The third of the three greatest novels by the era-defining Nobel laureate, reissued for a new generation, introduced by Eimear McBride.
I can't go on, I'll go on.
The Unnamable is a voice. Is it curled up inside an urn, on the point of being born, or is it about to die? Haunted by visitors, it weeps. The Unnamable sifts disjointed memories, grapples with the problem of existence and ultimately perpetuates itself through an endless stream of fragmented words.
The Unnamable is the last of the three great novels Samuel Beckett produced during his 'frenzy of writing' in the late 1940s. The others are Molloy and Malone Dies.
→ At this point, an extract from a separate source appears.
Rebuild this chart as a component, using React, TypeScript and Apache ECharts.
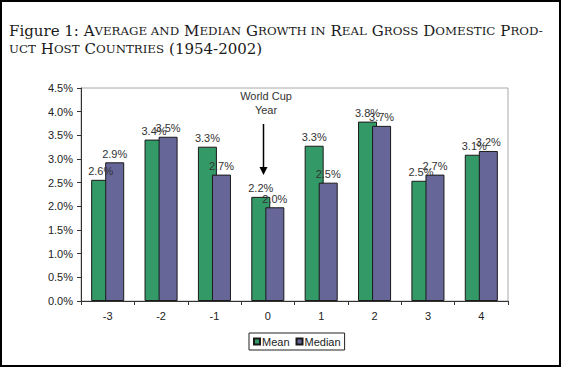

A novel that will consume you like a fire. -- Kevin Barry
An experience unequalled anywhere in the universe of words. -- Paul Auster
The novelistic equivalent of abstract painting. ― New Yorker
He writes with a rhetoric and music that . . . make a poet green with envy. -- Stephen Spender
For lack of Beckett we shall all be damned. -- Jesse Ball
About the Author
Samuel Beckett was born in Dublin in 1906 and graduated from Trinity College. He settled in Paris in 1937, after travels in Germany and periods of residence in London and Dublin. He remained in France during the Second World War and was active in the French Resistance. From the spring of 1946 his plays, novels, short fiction, poetry and criticism were largely written in French. With the production of En attendant Godot in Paris in 1953, Beckett's work began to achieve widespread recognition. During his subsequent career as a playwright and novelist in both French and English he redefined the possibilities of prose fiction and writing for the theatre. Samuel Beckett won the Prix Formentor in 1961 and the Nobel Prize in Literature in 1969. He died in Paris in December 1989.